Son gurisas, juegan, disfrutan, lloran, gritan, bailan entre partido y partido al ritmo de algún reggaetón o de Mírenla, tema de Ciro y Los Persas. Eso sí, hasta ahora no observé conductas antideportivas, peleas, esas pequeñas riñas que generalmente en el fútbol masculino -juveniles y mayores- se dan seguido. Potentes y con caras de mujer, las brasileñas caminan al frente con cara seria, con mirada de futbolista profesional, sus físicos también hacen diferencias si las comparamos con sus contrincantes. Dentro del campo se muestran muy hábiles. Andressa, la número diez, es un proyecto de Marta y la lateral derecha Letícia me recuerda a Dani Álvez.

Las colombianas riegan de alegría los pasillos del estadio Charrúa. Su juego también es muy bueno y se perfilan para definir el torneo y pelear por una plaza. Las jóvenes amarillitas entran al estadio a puro canto, que después retoman a la hora de entrar al campo de juego, mientras la música de la FIFA suena por los parlantes. Tienen un psicólogo que, según le contó a la diaria, cumple el rol de motivador, todo un personaje el hombre que alienta a “las niñas” -como él les dice durante los 90 minutos-. Las chilenas y las venezolanas son las más serias, aunque estas últimas también entonan canciones al entrar al estadio.

Nuestras representantes, de cara, son las más niñas de todas, en la cancha un corazón enorme, a pesar de falencias futbolísticas y físicas. Igualmente, ver a Carito Birizamberri gambetear o a Stephanie Lacoste sacar todo, ilusiona y da motivos para seguir laburando por un fútbol femenino que cada vez crece más en este país. Si los fundamentos se empiezan a trabajar desde niñas, es mucho más fácil que las futbolistas lleguen a esta categoría con un potencial para poder competir.

Te queda la espina de ese punto que se nos perdió con Colombia, por el que tanto remaron las celestitas, los goles de la carbonera Lorenzo y las lesiones de la arquera Gabriela González, de Edrit y de Lacoste. El apoyo del público fue fuerte, en los dos primeros partidos, alrededor de 1.000 personas se acercaron a ver a Uruguay. La familia, los amigos, los vecinos, la gente de los clubes alentaron y fueron a abrazar a la salida a las chiquilinas que se retiraban con la tristeza de haber perdido.
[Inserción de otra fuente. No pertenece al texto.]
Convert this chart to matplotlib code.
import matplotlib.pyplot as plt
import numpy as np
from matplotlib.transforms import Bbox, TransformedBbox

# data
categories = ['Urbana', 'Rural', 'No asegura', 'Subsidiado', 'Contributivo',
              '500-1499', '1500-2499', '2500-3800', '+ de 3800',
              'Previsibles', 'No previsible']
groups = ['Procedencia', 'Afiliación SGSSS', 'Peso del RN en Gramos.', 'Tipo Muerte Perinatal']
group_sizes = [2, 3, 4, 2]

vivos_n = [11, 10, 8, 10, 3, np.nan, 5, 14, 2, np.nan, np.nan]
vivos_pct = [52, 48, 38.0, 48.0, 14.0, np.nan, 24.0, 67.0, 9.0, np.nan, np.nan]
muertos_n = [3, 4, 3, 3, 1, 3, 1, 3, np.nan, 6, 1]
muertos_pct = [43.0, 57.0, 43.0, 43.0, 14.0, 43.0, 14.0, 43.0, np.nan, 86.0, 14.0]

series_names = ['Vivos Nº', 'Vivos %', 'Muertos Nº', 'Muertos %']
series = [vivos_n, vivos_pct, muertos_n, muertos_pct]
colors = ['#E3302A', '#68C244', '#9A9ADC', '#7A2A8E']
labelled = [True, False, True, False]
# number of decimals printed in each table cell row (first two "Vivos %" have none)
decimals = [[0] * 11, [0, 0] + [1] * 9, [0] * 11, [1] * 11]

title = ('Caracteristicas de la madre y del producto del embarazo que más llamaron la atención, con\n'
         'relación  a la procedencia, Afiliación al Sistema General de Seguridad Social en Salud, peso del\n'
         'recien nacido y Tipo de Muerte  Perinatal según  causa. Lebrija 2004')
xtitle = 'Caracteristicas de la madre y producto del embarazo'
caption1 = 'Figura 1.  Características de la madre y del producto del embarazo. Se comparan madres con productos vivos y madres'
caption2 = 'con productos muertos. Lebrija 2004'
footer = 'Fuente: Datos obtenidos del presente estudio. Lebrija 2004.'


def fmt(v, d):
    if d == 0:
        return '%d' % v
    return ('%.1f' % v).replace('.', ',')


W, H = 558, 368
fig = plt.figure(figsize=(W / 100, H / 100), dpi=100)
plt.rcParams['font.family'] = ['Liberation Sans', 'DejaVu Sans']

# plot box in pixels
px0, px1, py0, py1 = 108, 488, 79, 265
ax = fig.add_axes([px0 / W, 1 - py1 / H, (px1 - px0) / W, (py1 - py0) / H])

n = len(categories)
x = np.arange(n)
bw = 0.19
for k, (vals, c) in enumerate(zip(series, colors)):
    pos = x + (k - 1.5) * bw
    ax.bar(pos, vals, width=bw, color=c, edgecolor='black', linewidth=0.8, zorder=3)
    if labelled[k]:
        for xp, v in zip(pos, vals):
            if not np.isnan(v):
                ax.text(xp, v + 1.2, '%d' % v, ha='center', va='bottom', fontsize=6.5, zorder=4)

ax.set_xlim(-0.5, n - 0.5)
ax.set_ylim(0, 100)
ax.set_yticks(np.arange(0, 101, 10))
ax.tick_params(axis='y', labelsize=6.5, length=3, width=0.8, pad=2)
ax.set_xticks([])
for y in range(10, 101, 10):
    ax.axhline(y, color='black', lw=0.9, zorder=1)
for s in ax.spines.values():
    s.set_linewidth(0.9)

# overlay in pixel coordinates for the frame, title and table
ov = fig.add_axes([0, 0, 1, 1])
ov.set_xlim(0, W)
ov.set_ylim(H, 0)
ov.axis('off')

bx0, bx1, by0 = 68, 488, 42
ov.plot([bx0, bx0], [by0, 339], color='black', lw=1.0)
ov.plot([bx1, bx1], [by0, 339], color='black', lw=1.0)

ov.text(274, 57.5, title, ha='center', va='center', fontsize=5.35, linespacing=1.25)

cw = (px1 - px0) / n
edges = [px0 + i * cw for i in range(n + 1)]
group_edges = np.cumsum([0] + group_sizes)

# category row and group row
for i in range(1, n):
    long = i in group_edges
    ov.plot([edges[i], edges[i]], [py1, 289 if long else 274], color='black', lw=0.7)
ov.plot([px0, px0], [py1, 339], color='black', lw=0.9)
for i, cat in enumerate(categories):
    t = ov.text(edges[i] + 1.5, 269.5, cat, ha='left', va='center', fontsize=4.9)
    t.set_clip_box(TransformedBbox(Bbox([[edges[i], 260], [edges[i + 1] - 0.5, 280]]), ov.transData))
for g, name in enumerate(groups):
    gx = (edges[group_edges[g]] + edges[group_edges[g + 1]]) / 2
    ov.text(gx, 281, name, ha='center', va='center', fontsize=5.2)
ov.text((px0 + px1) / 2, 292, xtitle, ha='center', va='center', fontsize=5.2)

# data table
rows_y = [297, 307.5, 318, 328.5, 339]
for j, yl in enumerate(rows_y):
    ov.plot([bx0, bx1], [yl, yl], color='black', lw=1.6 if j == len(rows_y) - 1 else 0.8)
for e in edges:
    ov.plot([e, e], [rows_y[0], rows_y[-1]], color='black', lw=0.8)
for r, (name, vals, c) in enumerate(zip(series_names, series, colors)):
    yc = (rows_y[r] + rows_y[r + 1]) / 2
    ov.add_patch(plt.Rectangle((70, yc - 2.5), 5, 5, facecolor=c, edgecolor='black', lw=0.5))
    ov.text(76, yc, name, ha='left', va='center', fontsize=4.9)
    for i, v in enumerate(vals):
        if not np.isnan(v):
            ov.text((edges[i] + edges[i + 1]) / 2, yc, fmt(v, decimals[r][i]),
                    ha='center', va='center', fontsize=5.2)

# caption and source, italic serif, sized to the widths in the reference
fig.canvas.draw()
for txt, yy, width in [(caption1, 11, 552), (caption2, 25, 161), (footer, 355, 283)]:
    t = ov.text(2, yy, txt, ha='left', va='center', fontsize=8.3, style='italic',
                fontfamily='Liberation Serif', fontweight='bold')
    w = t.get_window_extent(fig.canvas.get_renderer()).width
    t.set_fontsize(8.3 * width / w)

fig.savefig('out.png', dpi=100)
Las gurisas no se lookean mucho, aunque todas lucen los últimos botines de colores que están tan de moda. Las que sí salen perfumadas y pintadas al campo de juego son las árbitras, como el caso de la jueza argentina Salomé Di Iorio, a la que me crucé con espejo en mano en los corrillos, delineándose los ojos.
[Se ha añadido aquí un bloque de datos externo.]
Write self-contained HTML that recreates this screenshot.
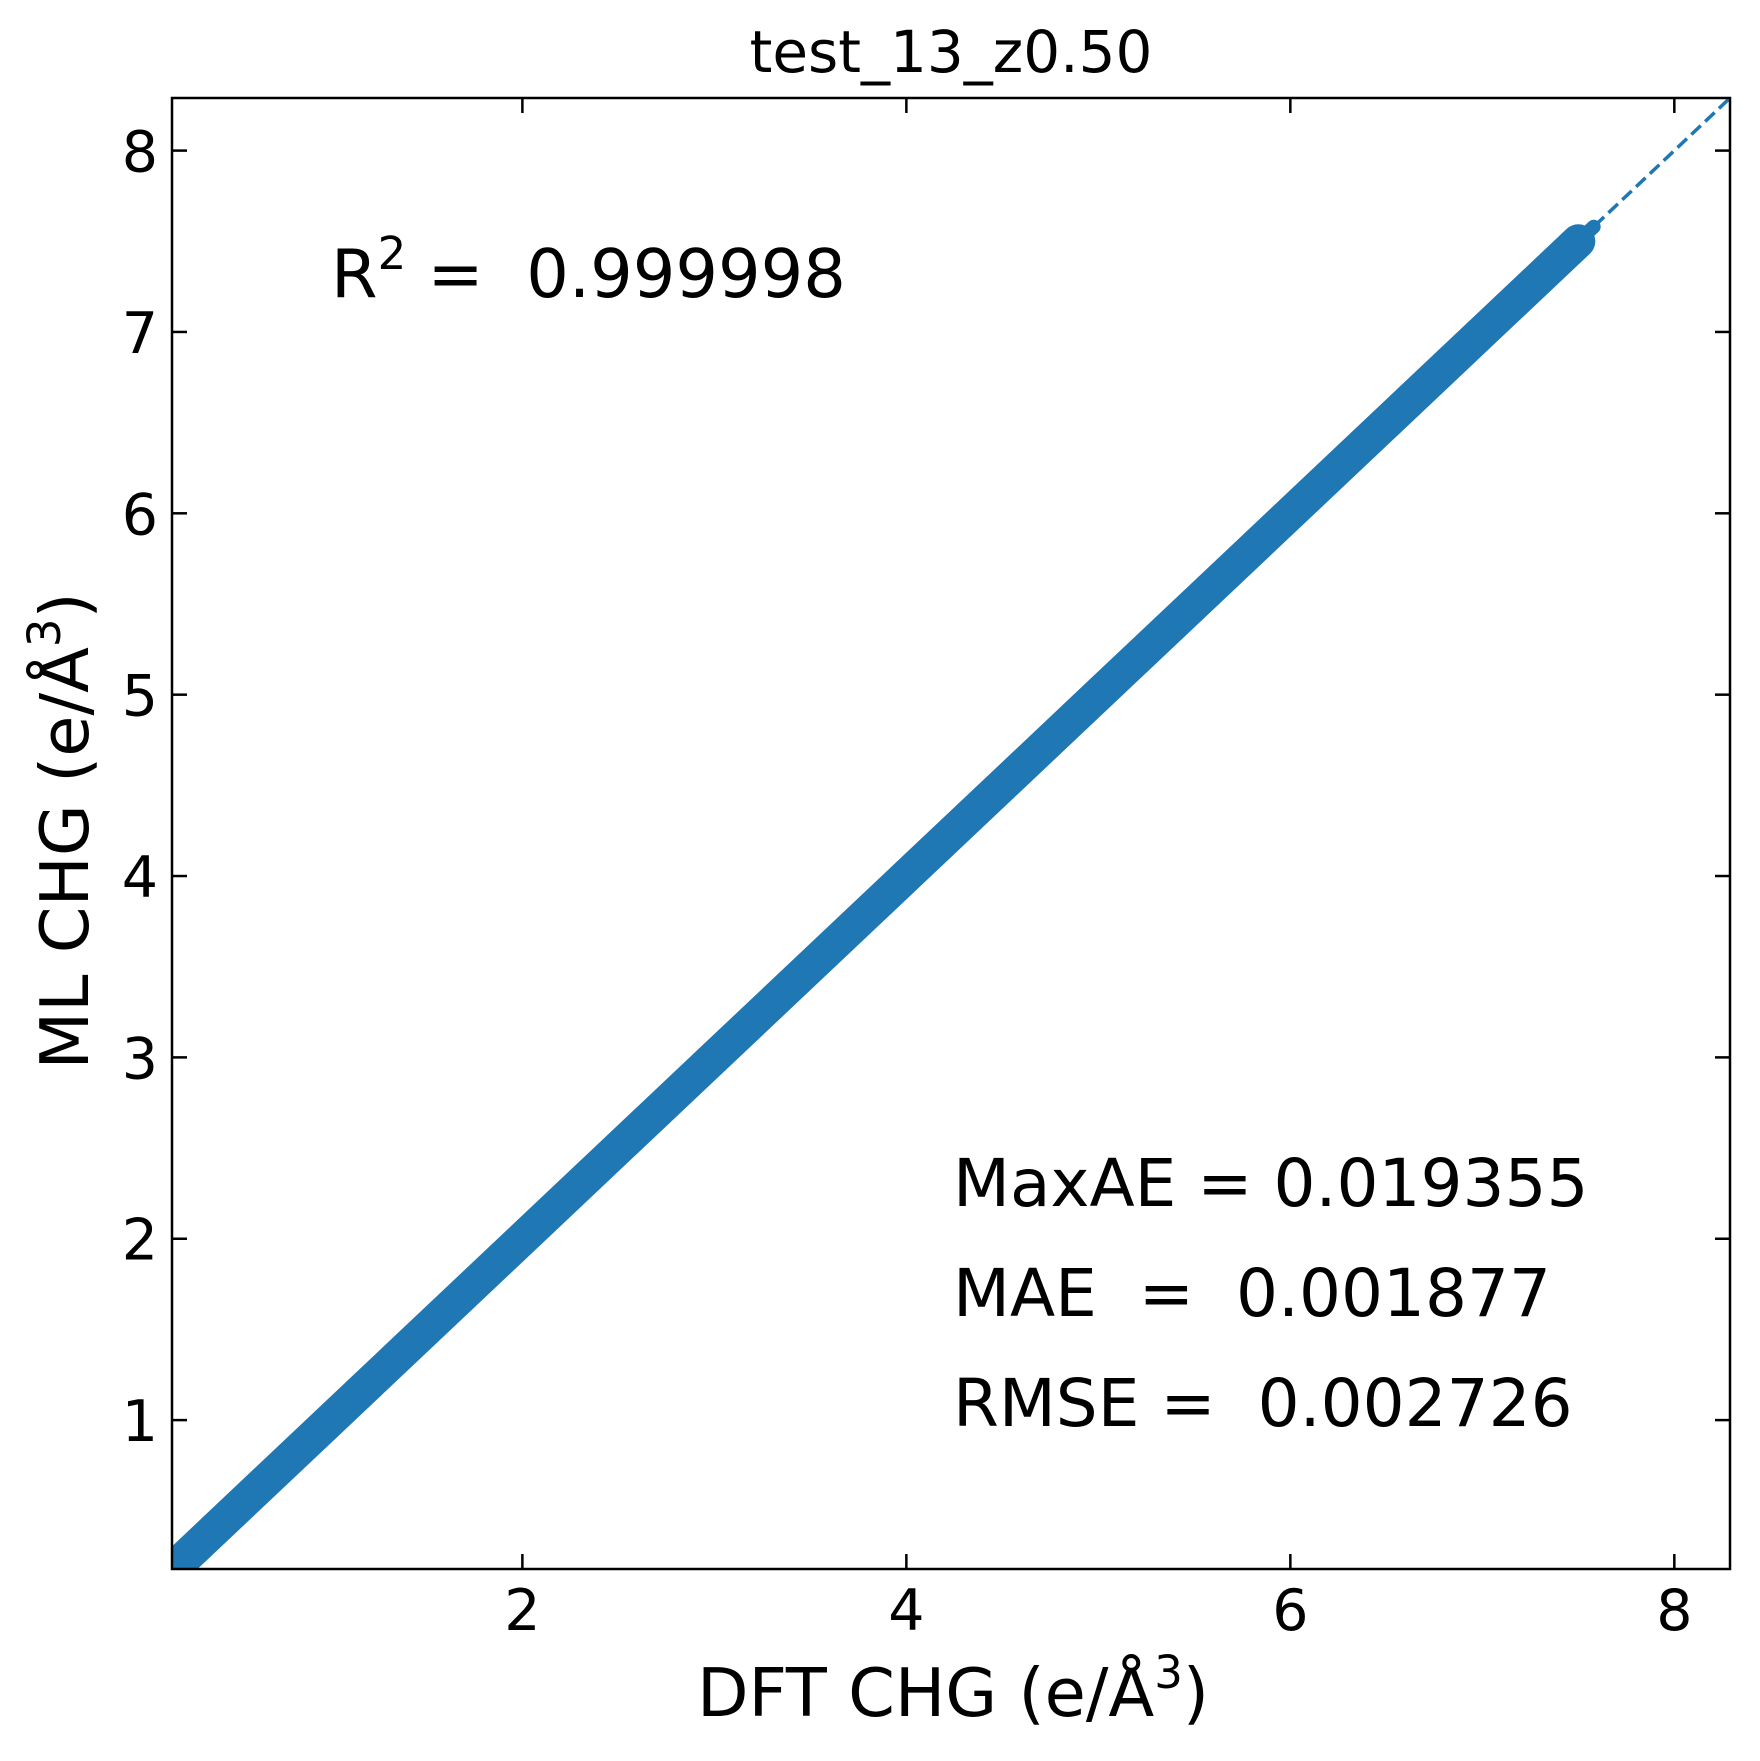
<!DOCTYPE html>
<html><head><meta charset="utf-8"><style>
html,body{margin:0;padding:0;background:#fff;}
svg{display:block;font-family:"DejaVu Sans","Liberation Sans",sans-serif;}
text{white-space:pre;}
</style></head><body>
<svg id="chart" width="1760" height="1761" viewBox="0 0 1760 1761" xml:space="preserve">
<rect width="1760" height="1761" fill="#fff"/>
<g id="plot"></g>
<text x="951" y="72" font-size="58" text-anchor="middle">test_13_z0.50</text>
<text x="331" y="297" font-size="67">R<tspan dy="-28" font-size="45">2</tspan><tspan dy="28"> =  0.999998</tspan></text>
<text x="953" y="1206" font-size="66">MaxAE = 0.019355</text>
<text x="953" y="1316" font-size="66">MAE  =  0.001877</text>
<text x="953" y="1426" font-size="66">RMSE =  0.002726</text>
<text x="953" y="1716" font-size="67" text-anchor="middle">DFT CHG (e/Å<tspan dy="-28" font-size="45">3</tspan><tspan dy="28">)</tspan></text>
<text transform="translate(88,831) rotate(-90)" font-size="67" text-anchor="middle">ML CHG (e/Å<tspan dy="-28" font-size="45">3</tspan><tspan dy="28">)</tspan></text>
</svg>
<script>
const dftValues = [0.15, 1.0, 2.0, 3.0, 4.0, 5.0, 6.0, 7.0, 7.5];
const mlValues  = [0.15, 1.0, 2.0, 3.0, 4.0, 5.0, 6.0, 7.0, 7.5];
const xTicks = [2, 4, 6, 8];
const yTicks = [1, 2, 3, 4, 5, 6, 7, 8];
const xDomain = [0.175, 8.29];
const yDomain = [0.179, 8.29];

const L = 172, R = 1730, T = 98, B = 1569;
const sx = v => L + (v - xDomain[0]) / (xDomain[1] - xDomain[0]) * (R - L);
const sy = v => B - (v - yDomain[0]) / (yDomain[1] - yDomain[0]) * (B - T);
const NS = "http://www.w3.org/2000/svg";
const svg = document.getElementById('chart');
const plot = document.getElementById('plot');
function mk(tag, attrs, parent) {
  const e = document.createElementNS(NS, tag);
  for (const k in attrs) e.setAttribute(k, attrs[k]);
  (parent || plot).appendChild(e);
  return e;
}
const defs = mk('defs', {}, svg);
const cp = mk('clipPath', {id: 'clip'}, defs);
mk('rect', {x: L, y: T, width: R - L, height: B - T}, cp);
const g = mk('g', {'clip-path': 'url(#clip)'});



const pts = dftValues.map((d, i) => sx(d) + ',' + sy(mlValues[i])).join(' ');
const band = mk('polyline', {points: pts, fill: 'none', stroke: '#1f77b4', 'stroke-width': 34, 'stroke-linejoin': 'round', 'stroke-linecap': 'round'}, g);


const last = dftValues.length - 1;
const tail = mk('line', {x1: sx(dftValues[last]), y1: sy(mlValues[last]), x2: sx(dftValues[last] + 0.08), y2: sy(mlValues[last] + 0.08), stroke: '#1f77b4', 'stroke-width': 14, 'stroke-linecap': 'round'}, g);



const idl = mk('line', {x1: sx(xDomain[0]), y1: sy(xDomain[0]), x2: sx(8.29), y2: sy(8.29), stroke: '#1f77b4', 'stroke-width': 3.5, 'stroke-dasharray': '13 6'}, g);



const frame = mk('rect', {x: L, y: T, width: R - L, height: B - T, fill: 'none', stroke: '#000', 'stroke-width': 2.5});



const tl = 15;
xTicks.forEach(v => {
  const x = sx(v);
  const t1 = mk('line', {x1: x, y1: B, x2: x, y2: B - tl, stroke: '#000', 'stroke-width': 2.5});
  
  
  const t2 = mk('line', {x1: x, y1: T, x2: x, y2: T + tl, stroke: '#000', 'stroke-width': 2.5});
  
  
  const lb = mk('text', {x: x, y: B + 61, 'font-size': 57, 'text-anchor': 'middle'});
  lb.textContent = v;
  
  
});
yTicks.forEach(v => {
  const y = sy(v);
  const t1 = mk('line', {x1: L, y1: y, x2: L + tl, y2: y, stroke: '#000', 'stroke-width': 2.5});
  
  
  const t2 = mk('line', {x1: R, y1: y, x2: R - tl, y2: y, stroke: '#000', 'stroke-width': 2.5});
  
  
  const lb = mk('text', {x: L - 14, y: y + 21, 'font-size': 57, 'text-anchor': 'end'});
  lb.textContent = v;
  
  
});
</script>
</body></html>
Generalmente cuando no juega Uruguay, que es el momento con menos ruido en las tribunas, se pueden escuchar más las indicaciones de los técnicos y las conversaciones en la zona donde sólo están los acreditados: periodistas, integrantes de las delegaciones, organizadores del evento en el estadio Charrúa -escenario donde se disputa la serie A-, que por suerte está saliendo muy bien. Se puede observar que a las delegaciones no les falta nada, o se hace el mayor esfuerzo para que se sientan muy cómodas, en un coqueto y remodelado estadio que utilizan como centro de rendimiento Los Teros, a quienes se puede ver cada tanto con sus pilchas embarradas pispeando algún partido.

Si bien hasta el momento no pude ver una victoria uruguaya, me metí con el equipo e hice fuerza por las gurisas desde mi humilde rol de espectador. En el Charrúa, ese estadio que hace unos años estaba olvidado y derruido, estamos disfrutando de un Sudamericano sub 20 muy completo al ver a las pibas correr atrás de esa pelota que, por suerte, hace largo rato que en Navidad no sólo se la regalan a los varones.